# Does the Mandelbrot fractal contain countably or uncountably many copies of itself?

I've been working on a program that draws fractal images, and I was struck by a question that came to mind.

It is clear that the Mandelbrot fractal contains infinitely many copies of itself, but I've been wondering, is it a countable or uncountable infinity?

This is similar to the mathstack question, mandelbrot-bulbs-countable. It turns out that every bulb/Cardioid has a hyperbolic center that is the solution of an algebraic equation; and algebraic numbers are countable. The hyperbolic centers are all zeros of the following sequence of equations: $f_1=x$, $f_2=x^2+x$, $$f_{n}=(f_{n-1})^2+x$$ $$f_{n}=0$$

The roots of each of the $f_n$ equations are the hyperbolic centers. The main Cardioid of every mini-mandelbrot also has a main hyperbolic center, which represent a subset of these countable algebraic numbers.

For example, consider the roots of $f_4=0$. Two of these zeros are $x=-0.156520166833755\pm1.03224710892283i$, which are the hyperbolic center of the largest period 4 mini-mandelbrot, and its conjugate $f_4 = x^8 + 4x^7 + 6x^6 + 6x^5 + 5x^4 + 2x^3 + x^2 + x$. Another zero is -1.94079980652948 which is a smaller period 4 mini-mandelbrot. The other zeros are period=4 and period=2 bulbs, as well as the period=1 main Cardioid at x=0.

Another example is $f_3=x^4 + 2x^3 + x^2 + x$. One of the zeros of $f_3=0$ is $-1.75487766624669$, which is the hyperbolic center of the main Cardioid of the largest period 3 mini-mandelbrot.

• Can you point me to where I can learn about why the Mandelbrot fractal has this property that the hyperbolic centers are zeroes to a series of equations? Is the converse true, that every solution to every equation in the series is the center of a bulb or cardioid? – Daniel Allen Langdon Apr 13 '14 at 2:54
• Converse is true. see: Complex Dynamics by Lennart Carleson, Chapter 8.1, Quadratic polynomials, the Mandelbrot set. Super attracting points have derivative of zero. These are centers of repeating components, $f^n=f^0$, where the derivative is zero.
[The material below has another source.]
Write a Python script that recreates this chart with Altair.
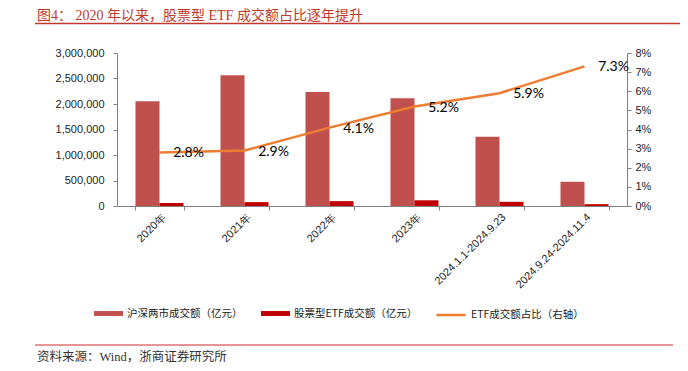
import altair as alt
import pandas as pd

categories = ["2020年", "2021年", "2022年", "2023年", "2024.1.1-2024.9.23", "2024.9.24-2024.11.4"]
market_turnover = [2055000, 2565000, 2235000, 2115000, 1360000, 475000]
etf_turnover = [59000, 76000, 95000, 112000, 82000, 36000]
etf_share = [0.028, 0.029, 0.041, 0.052, 0.059, 0.073]
share_labels = ["2.8%", "2.9%", "4.1%", "5.2%", "5.9%", "7.3%"]
series_names = ["沪深两市成交额（亿元）", "股票型ETF成交额（亿元）"]
series_colors = ["#C0504D", "#C00000"]
line_name = "ETF成交额占比（右轴）"
line_color = "#ED7D31"
title_text = "图4：  2020 年以来，股票型 ETF 成交额占比逐年提升"
source_text = "资料来源：Wind，浙商证券研究所"
left_ticks = [0, 500000, 1000000, 1500000, 2000000, 2500000, 3000000]
right_ticks = [0, 0.01, 0.02, 0.03, 0.04, 0.05, 0.06, 0.07, 0.08]

serif_cjk = "'Liberation Serif', 'Noto Sans CJK SC'"

bars_df = pd.DataFrame({
    "category": categories * 2,
    "series": [series_names[0]] * len(categories) + [series_names[1]] * len(categories),
    "value": market_turnover + etf_turnover,
})
line_df = pd.DataFrame({
    "category": categories,
    "share": etf_share,
    "label": share_labels,
    "series": [line_name] * len(categories),
})

x_scale = alt.Scale(domain=categories, paddingInner=0.435, paddingOuter=0.2175)
x_axis = alt.Axis(title=None, labelAngle=-45, tickBand="extent", labelFontSize=11,
                  labelFont="Liberation Sans", labelColor="#222", domainColor="#808080",
                  tickColor="#808080", tickSize=4, labelPadding=1)

right_axis = alt.Axis(title=None, values=right_ticks, format=".0%", orient="right",
                      tickCount=9, labelOverlap=False,
                      labelFontSize=11, labelFont="Liberation Sans", labelColor="#222",
                      domainColor="#808080", tickColor="#808080", tickSize=4,
                      labelPadding=4, grid=False)
right_scale = alt.Scale(domain=[0, 0.08], nice=False)

bars = alt.Chart(bars_df).mark_bar().encode(
    x=alt.X("category:N", sort=categories, scale=x_scale, axis=x_axis),
    xOffset=alt.XOffset("series:N", sort=series_names,
                        scale=alt.Scale(domain=series_names, paddingInner=0, paddingOuter=0)),
    y=alt.Y("value:Q", scale=alt.Scale(domain=[0, 3000000], nice=False),
            axis=alt.Axis(title=None, values=left_ticks, format=",d", orient="left",
                          labelOverlap=False,
                          labelFontSize=11, labelFont="Liberation Sans", labelColor="#222",
                          domainColor="#808080", tickColor="#808080", tickSize=4,
                          labelPadding=9, grid=False)),
    color=alt.Color("series:N", sort=series_names,
                    scale=alt.Scale(domain=series_names, range=series_colors),
                    legend=alt.Legend(title=None, orient="none", legendX=-23, legendY=246,
                                      direction="horizontal",
                                      symbolType="M-1,-0.17H1V0.17H-1Z", symbolSize=841,
                                      symbolStrokeWidth=0, columnPadding=18,
                                      labelFontSize=10.5, labelFont="Noto Sans CJK SC",
                                      labelColor="#222", labelOffset=4)),
)

line = alt.Chart(line_df).mark_line(strokeWidth=2.5).encode(
    x=alt.X("category:N", sort=categories, scale=x_scale),
    y=alt.Y("share:Q", scale=right_scale, axis=right_axis),
    stroke=alt.Stroke("series:N", scale=alt.Scale(domain=[line_name], range=[line_color]),
                      legend=alt.Legend(title=None, orient="none", legendX=318, legendY=246,
                                        symbolType="stroke", symbolSize=841,
                                        symbolStrokeWidth=2.5,
                                        labelFontSize=10.5, labelFont="Noto Sans CJK SC",
                                        labelColor="#222", labelOffset=4)),
)

labels = alt.Chart(line_df).mark_text(dx=29, dy=1, fontSize=14, font="Lato", color="#000").encode(
    x=alt.X("category:N", sort=categories, scale=x_scale),
    y=alt.Y("share:Q", scale=right_scale, axis=right_axis),
    text="label:N",
)

title_mark = alt.Chart(pd.DataFrame({"t": [title_text]})).mark_text(
    align="left", baseline="alphabetic", fontSize=14, font=serif_cjk, color="#C0392B"
).encode(text="t:N", x=alt.value(-80), y=alt.value(-33))

top_rule = alt.Chart(pd.DataFrame({"t": [0]})).mark_rule(color="#C0392B", strokeWidth=1.5).encode(
    x=alt.value(-82), x2=alt.value(571), y=alt.value(-29.5))

bottom_rule = alt.Chart(pd.DataFrame({"t": [0]})).mark_rule(color="#E59595", strokeWidth=2).encode(
    x=alt.value(-82), x2=alt.value(556), y=alt.value(292))

source_mark = alt.Chart(pd.DataFrame({"t": [source_text]})).mark_text(
    align="left", baseline="middle", fontSize=12.5, font=serif_cjk, color="#333"
).encode(text="t:N", x=alt.value(-80), y=alt.value(304))

right_layer = alt.layer(line, labels)

chart = alt.layer(bars, right_layer, title_mark, top_rule, bottom_rule, source_mark).resolve_scale(
    y="independent"
).properties(
    width=510, height=153,
    autosize=alt.AutoSizeParams(type="none"),
    padding={"left": 109, "top": 45, "right": 53, "bottom": 157},
).configure_view(stroke=None)

chart.save("out.html", embed_options={"renderer": "svg", "actions": False})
Turns out all bulbs/cardioids have such a center point where the derivative is zero, which means that center is asolution of f^n(0)=0. – Sheldon L Apr 13 '14 at 12:40
• Also, see this mathstack question; math.stackexchange.com/questions/491279/mandelbrot-boundary/… Each Period n component has a period "n" attracting fixed point. If the fixed point is zero (at the center), it is super-attracting. The boundary of the component is where the fixed point changes from attracting to neutral, or parabolic. – Sheldon L Apr 13 '14 at 14:33

Every copy has a central cardioid with finite, positive area, disjoint from all the other copies' central cardioids. The areas must add up to a finite number; thus, there can't be uncountably many of them, as a sum of uncountably many positive numbers can't be finite.

As @Sheldon suggested, I looked at the "Mandelbulb" countable question, and the answer given there is awesome, some I'm adding it here as "Community WIKI".

I like the way the answers above provide so much new information, but I love the simplicity of this explanation.

I don't know if you have a precise definition of "bulb", but it's reasonable to expect that any bulb ought to contain a sufficiently small ball. Any ball contains a point with rational coordinates, because the latter are dense. Assuming bulbs are disjoint, this lets us define an injection from bulbs to rational points, which are countable, therefore there cannot be uncountably many bulbs.